ゴラピーの頭の葉っぱが消えて花になった。
「えっ、は?」
ルイスが驚愕の声を上げる。
彼らが唖然とする前で、ゴラピーたちはてちてちとマメーの枕元に移動し、マメーの口元でふりふりと頭上の花を振った。
ぽたり、ぽたりと蜜が唇に落ちる。
変化は劇的だった。
マメーの唇や顔に血色が戻ったのだ。
「ピキー!」
「ピー!」
「ピュー!」
ゴラピーたちはぴょんと喜びに跳ねた。
グラニッピナは、はぁと大きなため息をついた。もちろん、今の蜜だけで治ったわけではない。グラニッピナの与える魔力とブリギットの治癒魔法、ウニーが与えた薬あってのことで、あれは最後のひと押しにすぎない。
だが変化が劇的すぎた。少なくともルイスの目には。
「ルイス、いやルイス・ナイアント卿。万象の魔女の名において改めて頼みたい。この件は王都で報告をしないでおいておくれ。

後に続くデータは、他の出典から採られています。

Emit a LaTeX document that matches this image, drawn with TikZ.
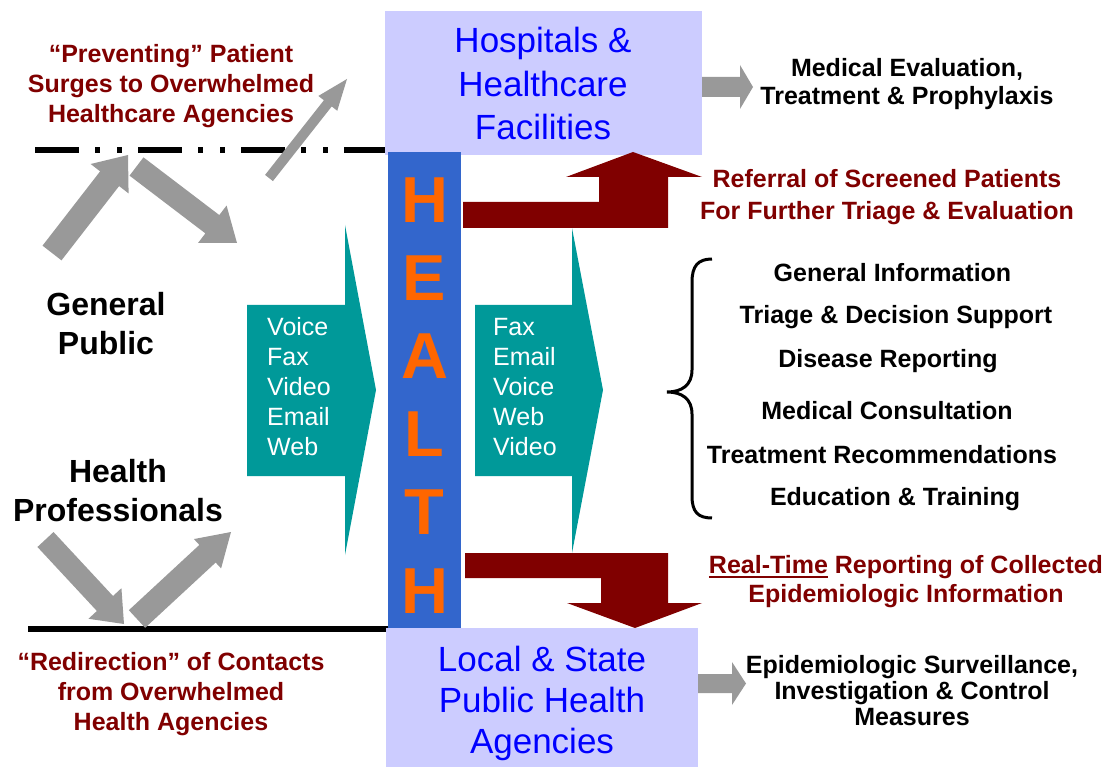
\documentclass[tikz,border=0pt]{standalone}
\usepackage{fontspec}
\setmainfont{Liberation Sans}
\usetikzlibrary{calc}
\definecolor{lav}{RGB}{204,204,255}
\definecolor{hblue}{RGB}{51,102,204}
\definecolor{horange}{RGB}{255,102,0}
\definecolor{tealc}{RGB}{0,153,153}
\definecolor{maroonc}{RGB}{128,0,0}
\definecolor{arrgray}{RGB}{153,153,153}
\definecolor{tblue}{RGB}{0,0,255}
\newcommand{\myul}[1]{\leavevmode\setbox0\hbox{#1}\rlap{\rule[-5pt]{\wd0}{2.5pt}}\box0\relax}
\newcommand{\blockarr}[5]{%
  \path (#1) coordinate (ba-t) (#2) coordinate (ba-p);
  \path ($(ba-p)!#5!(ba-t)$) coordinate (ba-h);
  \fill[arrgray] ($(ba-t)!#3!90:(ba-p)$) -- ($(ba-h)!#3!-90:(ba-t)$) -- ($(ba-h)!#4!-90:(ba-t)$) -- (ba-p) -- ($(ba-h)!#4!90:(ba-t)$) -- ($(ba-h)!#3!90:(ba-t)$) -- ($(ba-t)!#3!-90:(ba-p)$) -- cycle;}
\tikzset{
  txt/.style={align=center, anchor=base, inner sep=0pt},
  boxtxt/.style={txt, text=tblue, font=\fontsize{35}{43.5}\selectfont},
  boxtxtb/.style={txt, text=tblue, font=\fontsize{35}{41}\selectfont},
  redtxt/.style={txt, text=maroonc, font=\bfseries\fontsize{25}{30}\selectfont},
  blk/.style={txt, text=black, font=\bfseries\fontsize{25}{28}\selectfont},
  bigtxt/.style={txt, text=black, font=\bfseries\fontsize{32}{39}\selectfont},
  htxt/.style={txt, text=horange, font=\bfseries\fontsize{65}{78.2}\selectfont},
  tealtxt/.style={align=left, anchor=base west, inner sep=0pt, text=white, font=\fontsize{25}{30}\selectfont},
  lavbox/.style={fill=lav, draw=none},
  redarr/.style={fill=maroonc, draw=none},
  tealarr/.style={fill=tealc, draw=none},
  grayarr/.style={fill=arrgray, draw=none}
}
\begin{document}
\begin{tikzpicture}[x=1pt,y=-1pt]
\useasboundingbox (0,0) rectangle (1109,767);
% horizontal lines
\draw[line width=5.5pt, dash pattern=on 44pt off 16pt on 5pt off 17pt on 5pt off 16pt] (35,150) -- (386,150);
\draw[line width=5.5pt] (28,629) -- (388,629);
% boxes
\path[lavbox] (385,11) rectangle (702,155);
\path[lavbox] (386,628) rectangle (698,767);
\fill[hblue] (388,152) rectangle (461,628);
% red arrows
\path[redarr] (463,228) -- (668,228) -- (668,177) -- (702,177) -- (633,152) -- (566,177) -- (599,177) -- (599,202) -- (463,202) -- cycle;
\path[redarr] (465,553) -- (668,553) -- (668,603) -- (702,603) -- (635,628) -- (567,603) -- (601,603) -- (601,578) -- (465,578) -- cycle;
% teal arrows
\path[tealarr] (247,305) -- (345,305) -- (345,225) -- (376,390) -- (345,555) -- (345,476) -- (247,476) -- cycle;
\path[tealarr] (475,305) -- (572,305) -- (572,228) -- (603,390) -- (572,553) -- (572,476) -- (475,476) -- cycle;
% gray horizontal arrows
\path[grayarr] (702,77) -- (740,77) -- (740,65) -- (753,87) -- (740,109) -- (740,97) -- (702,97) -- cycle;
\path[grayarr] (698,674) -- (732,674) -- (732,662) -- (746,683.5) -- (732,705) -- (732,693) -- (698,693) -- cycle;
% gray diagonal arrows
\blockarr{52,253}{128,155}{12pt}{24pt}{30pt}
\blockarr{136.5,166.5}{237,243}{11.5pt}{23.5pt}{31pt}
\blockarr{269,178}{347,79}{5pt}{12pt}{31pt}
\blockarr{45.5,539.5}{124,624}{11pt}{22.5pt}{28pt}
\blockarr{137,619}{231,532}{12pt}{20pt}{32pt}
% brace
\draw[line width=3pt] (712,259) .. controls (698,259) and (692,266) .. (692,282) -- (692,370) .. controls (692,385) and (682,392) .. (667,392) .. controls (682,392) and (692,399) .. (692,414) -- (692,496) .. controls (692,512) and (698,518) .. (712,518);
% texts (anchor = baseline of last line)
\node[redtxt] (prev) at (171,123) {“Preventing” Patient\\Surges to Overwhelmed\\Healthcare Agencies};
\node[redtxt] (redir) at (171,730) {“Redirection” of Contacts\\from Overwhelmed\\Health Agencies};
\node[bigtxt] (gp) at (106,355) {General\\Public};
\node[bigtxt] (hp) at (118,521) {Health\\Professionals};
\node[boxtxt] (hosp) at (543,140) {Hospitals \&\\Healthcare\\Facilities};
\node[boxtxtb] (local) at (542,753) {Local \& State\\Public Health\\Agencies};
\node[htxt] (health) at (424.5,613) {H\\E\\A\\L\\T\\H};
\node[tealtxt] (tin) at (267,455) {Voice\\Fax\\Video\\Email\\Web};
\node[tealtxt] (tout) at (493,455) {Fax\\Email\\Voice\\Web\\Video};
\node[blk] (med) at (907,105) {Medical Evaluation,\\Treatment \& Prophylaxis};
\node[redtxt, font=\bfseries\fontsize{25}{31.5}\selectfont] (ref) at (887,219.5) {Referral of Screened Patients\\For Further Triage \& Evaluation};
\node[blk] (l1) at (892.5,282) {General Information};
\node[blk] (l2) at (896,324) {Triage \& Decision Support};
\node[blk] (l3) at (888,367) {Disease Reporting};
\node[blk] (l4) at (887,420) {Medical Consultation};
\node[blk] (l5) at (882,463) {Treatment Recommendations};
\node[blk] (l6) at (895,505) {Education \& Training};
\node[redtxt, font=\bfseries\fontsize{25}{29}\selectfont] (rt) at (906,602) {\myul{Real-Time} Reporting of Collected\\Epidemiologic Information};
\node[blk, font=\bfseries\fontsize{25}{26}\selectfont] (epi) at (912,725) {Epidemiologic Surveillance,\\Investigation \& Control\\Measures};
\end{tikzpicture}
\end{document}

対価はなんでも払おうじゃないか」
「万象の魔女よ、ルイス・ナイアントの名に掛けて、このことは私の胸の内に秘めておきましょう」
ルイスは重々しくそう答えた。
「ありがとうよ」
マメーの腹から杖をどかしながら、疲れた声でグラニッピナはそう言った。
マメーはすやすやと眠っていた。